Fifty percent of businesses fail after attempting to offshore, generally because they set up the business poorly, choose the wrong location, or they don't fund the operation properly. A lot of attention must be paid to the business once the offshoring of tasks has been started.
Another error that companies make is to put unrealistic expectations of cost savings on an operation. There is a common error of not understanding the salary differential between countries. In one example a senior executive expected a cost savings of 75% in his operation in India, but he did not allow for a 50% employee turnover. He was not quite competitive with the rest of the marketplace and as a result, employees were being lured away by competitors. A more realistic savings is in the 30 to 40% range and before a company considers investing serious money in the operation it should methodically plan the operation.

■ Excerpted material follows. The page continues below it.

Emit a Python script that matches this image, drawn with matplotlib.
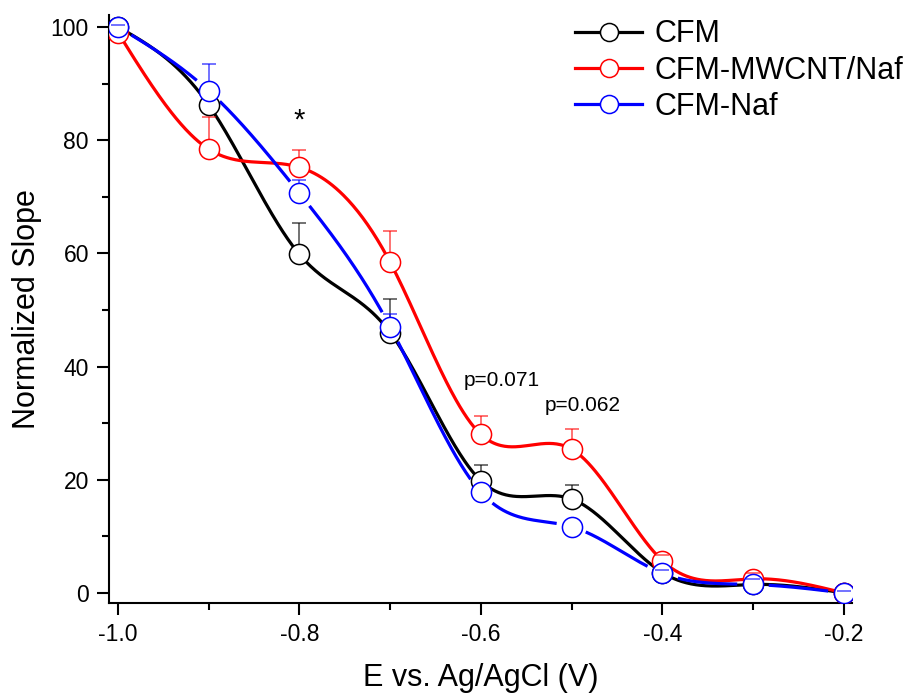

The second major decision is the type of presence the company wishes to have in the offshore country. There are two models. The first is called "captive," in which the onshore company has total control of the offshore business and over the quality of work performed. The second model is "shared services," which relies on offshore contractors to hire, manage and pay the foreign employees working on offshore tasks. It involves lower investment, but also less control.
Whichever model is chosen, the company must manage and monitor the offshore employees. Support from the onshore company is needed at every level. Experts say that it takes at least 6 months to cross-train managers and that there should be a stateside liaison for every 4 to 10 offshore managers.
The final point that experts emphasize is to understand the culture and be prepared to handle the differences. For example, weddings in India can have three months of festivities leading up to the lucky day. In a small community that can severely affect the number of people working.
There is a lot for a company to think about and plan for when considering a successful venture into offshoring of jobs. There is savings to be made if the company plans properly, has realistic expectations, and sends the right jobs abroad.